§ **Records with drawing code**
Start
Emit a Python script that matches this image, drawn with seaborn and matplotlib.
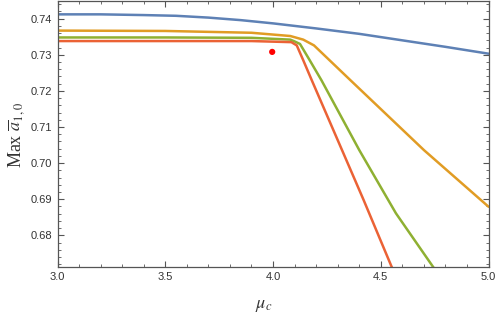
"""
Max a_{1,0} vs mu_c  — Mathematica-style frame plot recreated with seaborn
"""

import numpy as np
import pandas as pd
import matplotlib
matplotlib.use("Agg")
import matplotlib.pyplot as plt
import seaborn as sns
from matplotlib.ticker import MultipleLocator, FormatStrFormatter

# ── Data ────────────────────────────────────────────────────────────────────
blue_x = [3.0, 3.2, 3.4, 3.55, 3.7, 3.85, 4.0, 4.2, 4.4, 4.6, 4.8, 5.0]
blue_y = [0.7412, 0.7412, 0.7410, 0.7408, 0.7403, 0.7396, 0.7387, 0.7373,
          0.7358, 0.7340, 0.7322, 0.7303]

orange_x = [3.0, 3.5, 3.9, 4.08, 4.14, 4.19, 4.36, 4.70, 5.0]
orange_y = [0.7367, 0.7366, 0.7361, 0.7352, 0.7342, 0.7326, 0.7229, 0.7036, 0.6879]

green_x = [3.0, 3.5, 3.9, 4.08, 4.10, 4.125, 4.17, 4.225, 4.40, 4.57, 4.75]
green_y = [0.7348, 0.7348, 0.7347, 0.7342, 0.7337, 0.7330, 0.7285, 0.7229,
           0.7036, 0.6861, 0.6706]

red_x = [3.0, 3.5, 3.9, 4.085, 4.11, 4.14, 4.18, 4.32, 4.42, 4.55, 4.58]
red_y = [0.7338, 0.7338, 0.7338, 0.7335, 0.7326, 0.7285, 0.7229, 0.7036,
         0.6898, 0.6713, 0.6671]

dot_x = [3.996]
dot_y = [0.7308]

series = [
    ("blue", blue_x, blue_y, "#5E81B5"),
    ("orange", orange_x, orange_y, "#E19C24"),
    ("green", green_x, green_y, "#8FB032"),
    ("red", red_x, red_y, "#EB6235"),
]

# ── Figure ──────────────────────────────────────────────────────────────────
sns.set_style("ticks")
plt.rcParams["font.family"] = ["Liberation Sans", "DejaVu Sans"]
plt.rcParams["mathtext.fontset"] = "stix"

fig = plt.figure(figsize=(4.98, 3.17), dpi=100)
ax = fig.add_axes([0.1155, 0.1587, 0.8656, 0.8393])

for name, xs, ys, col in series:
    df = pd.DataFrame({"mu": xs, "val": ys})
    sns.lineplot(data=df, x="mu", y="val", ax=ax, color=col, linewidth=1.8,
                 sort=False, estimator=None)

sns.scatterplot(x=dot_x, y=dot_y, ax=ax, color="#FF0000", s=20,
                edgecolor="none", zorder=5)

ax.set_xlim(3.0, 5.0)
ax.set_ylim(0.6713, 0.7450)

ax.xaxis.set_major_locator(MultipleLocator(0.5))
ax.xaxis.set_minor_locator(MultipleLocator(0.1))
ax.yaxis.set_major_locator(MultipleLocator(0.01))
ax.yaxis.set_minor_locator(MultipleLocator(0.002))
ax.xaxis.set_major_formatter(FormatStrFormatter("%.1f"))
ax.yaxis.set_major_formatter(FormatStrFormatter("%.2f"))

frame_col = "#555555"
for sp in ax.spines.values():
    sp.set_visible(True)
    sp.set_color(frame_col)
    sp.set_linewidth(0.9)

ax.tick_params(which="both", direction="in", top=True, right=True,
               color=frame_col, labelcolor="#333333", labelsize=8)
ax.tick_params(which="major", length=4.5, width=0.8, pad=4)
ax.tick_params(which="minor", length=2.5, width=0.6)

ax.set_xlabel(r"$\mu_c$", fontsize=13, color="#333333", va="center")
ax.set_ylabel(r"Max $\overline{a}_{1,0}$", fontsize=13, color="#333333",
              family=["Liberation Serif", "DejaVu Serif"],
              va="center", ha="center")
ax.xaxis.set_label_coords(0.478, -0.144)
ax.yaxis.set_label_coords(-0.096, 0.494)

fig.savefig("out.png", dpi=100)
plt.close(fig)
End
Start
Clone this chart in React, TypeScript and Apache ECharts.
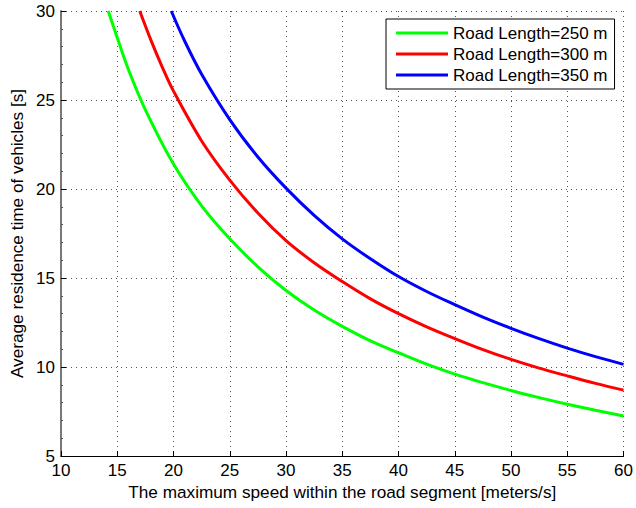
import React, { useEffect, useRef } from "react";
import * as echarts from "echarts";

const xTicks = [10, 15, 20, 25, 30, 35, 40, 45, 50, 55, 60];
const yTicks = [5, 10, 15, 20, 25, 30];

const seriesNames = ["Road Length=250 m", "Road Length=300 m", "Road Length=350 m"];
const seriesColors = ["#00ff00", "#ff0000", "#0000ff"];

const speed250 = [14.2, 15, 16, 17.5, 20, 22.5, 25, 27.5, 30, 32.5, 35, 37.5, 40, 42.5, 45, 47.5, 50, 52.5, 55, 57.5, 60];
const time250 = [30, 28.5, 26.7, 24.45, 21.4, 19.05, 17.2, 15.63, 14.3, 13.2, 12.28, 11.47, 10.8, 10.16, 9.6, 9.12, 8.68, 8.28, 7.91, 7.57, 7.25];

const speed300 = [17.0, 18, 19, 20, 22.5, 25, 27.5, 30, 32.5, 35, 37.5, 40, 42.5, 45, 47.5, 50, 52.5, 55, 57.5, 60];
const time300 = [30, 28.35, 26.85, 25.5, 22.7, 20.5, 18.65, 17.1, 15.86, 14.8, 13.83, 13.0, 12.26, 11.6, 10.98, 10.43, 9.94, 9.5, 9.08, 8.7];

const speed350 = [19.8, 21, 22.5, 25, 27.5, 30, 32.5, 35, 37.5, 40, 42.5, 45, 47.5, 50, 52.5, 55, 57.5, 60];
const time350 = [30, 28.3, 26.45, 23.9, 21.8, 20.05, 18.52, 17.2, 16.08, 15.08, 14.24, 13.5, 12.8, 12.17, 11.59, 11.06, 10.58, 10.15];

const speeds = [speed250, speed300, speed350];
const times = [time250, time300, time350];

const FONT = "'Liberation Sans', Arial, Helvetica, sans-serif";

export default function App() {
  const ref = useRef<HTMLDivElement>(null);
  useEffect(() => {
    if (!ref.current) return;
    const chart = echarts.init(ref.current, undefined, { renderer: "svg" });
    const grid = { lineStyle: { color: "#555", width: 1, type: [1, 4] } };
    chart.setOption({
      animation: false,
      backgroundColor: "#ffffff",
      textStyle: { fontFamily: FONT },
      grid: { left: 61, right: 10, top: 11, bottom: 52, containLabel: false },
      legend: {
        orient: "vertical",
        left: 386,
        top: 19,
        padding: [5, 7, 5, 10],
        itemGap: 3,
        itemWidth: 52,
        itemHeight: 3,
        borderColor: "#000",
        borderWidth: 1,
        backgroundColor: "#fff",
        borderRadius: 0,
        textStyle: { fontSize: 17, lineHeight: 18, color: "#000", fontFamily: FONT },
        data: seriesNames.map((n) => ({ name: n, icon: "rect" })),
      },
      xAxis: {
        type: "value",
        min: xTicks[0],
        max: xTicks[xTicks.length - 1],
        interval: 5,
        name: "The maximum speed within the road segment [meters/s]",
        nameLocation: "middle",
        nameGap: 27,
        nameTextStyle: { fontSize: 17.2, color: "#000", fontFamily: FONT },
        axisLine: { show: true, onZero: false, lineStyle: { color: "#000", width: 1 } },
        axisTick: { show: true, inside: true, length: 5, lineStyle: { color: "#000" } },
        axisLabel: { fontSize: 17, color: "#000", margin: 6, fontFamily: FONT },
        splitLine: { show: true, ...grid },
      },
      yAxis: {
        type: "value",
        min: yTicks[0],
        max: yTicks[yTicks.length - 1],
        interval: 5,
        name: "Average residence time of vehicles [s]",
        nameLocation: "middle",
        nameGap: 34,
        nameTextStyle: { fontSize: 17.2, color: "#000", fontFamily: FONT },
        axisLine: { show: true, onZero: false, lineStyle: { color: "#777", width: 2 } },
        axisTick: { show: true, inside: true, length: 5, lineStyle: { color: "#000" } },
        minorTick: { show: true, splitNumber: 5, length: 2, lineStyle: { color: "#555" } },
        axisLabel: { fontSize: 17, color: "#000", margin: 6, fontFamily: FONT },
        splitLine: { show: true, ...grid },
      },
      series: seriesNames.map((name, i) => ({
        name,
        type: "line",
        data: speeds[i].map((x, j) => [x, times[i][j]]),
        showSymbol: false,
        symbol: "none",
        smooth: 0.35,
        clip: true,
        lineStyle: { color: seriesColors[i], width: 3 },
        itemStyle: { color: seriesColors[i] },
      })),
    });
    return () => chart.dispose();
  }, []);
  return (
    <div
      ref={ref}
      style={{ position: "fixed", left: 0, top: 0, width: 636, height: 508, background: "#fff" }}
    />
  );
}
End
§ **Directions for this task**
Leaving the pictures out, write out exactly the lines from the line containing "Emit a Python" through the line containing "dot_y = [0.7308]", both included.

§ **Exercise output**
Emit a Python script that matches this image, drawn with seaborn and matplotlib.
"""
Max a_{1,0} vs mu_c  — Mathematica-style frame plot recreated with seaborn
"""

import numpy as np
import pandas as pd
import matplotlib
matplotlib.use("Agg")
import matplotlib.pyplot as plt
import seaborn as sns
from matplotlib.ticker import MultipleLocator, FormatStrFormatter

# ── Data ────────────────────────────────────────────────────────────────────
blue_x = [3.0, 3.2, 3.4, 3.55, 3.7, 3.85, 4.0, 4.2, 4.4, 4.6, 4.8, 5.0]
blue_y = [0.7412, 0.7412, 0.7410, 0.7408, 0.7403, 0.7396, 0.7387, 0.7373,
          0.7358, 0.7340, 0.7322, 0.7303]

orange_x = [3.0, 3.5, 3.9, 4.08, 4.14, 4.19, 4.36, 4.70, 5.0]
orange_y = [0.7367, 0.7366, 0.7361, 0.7352, 0.7342, 0.7326, 0.7229, 0.7036, 0.6879]

green_x = [3.0, 3.5, 3.9, 4.08, 4.10, 4.125, 4.17, 4.225, 4.40, 4.57, 4.75]
green_y = [0.7348, 0.7348, 0.7347, 0.7342, 0.7337, 0.7330, 0.7285, 0.7229,
           0.7036, 0.6861, 0.6706]

red_x = [3.0, 3.5, 3.9, 4.085, 4.11, 4.14, 4.18, 4.32, 4.42, 4.55, 4.58]
red_y = [0.7338, 0.7338, 0.7338, 0.7335, 0.7326, 0.7285, 0.7229, 0.7036,
         0.6898, 0.6713, 0.6671]

dot_x = [3.996]
dot_y = [0.7308]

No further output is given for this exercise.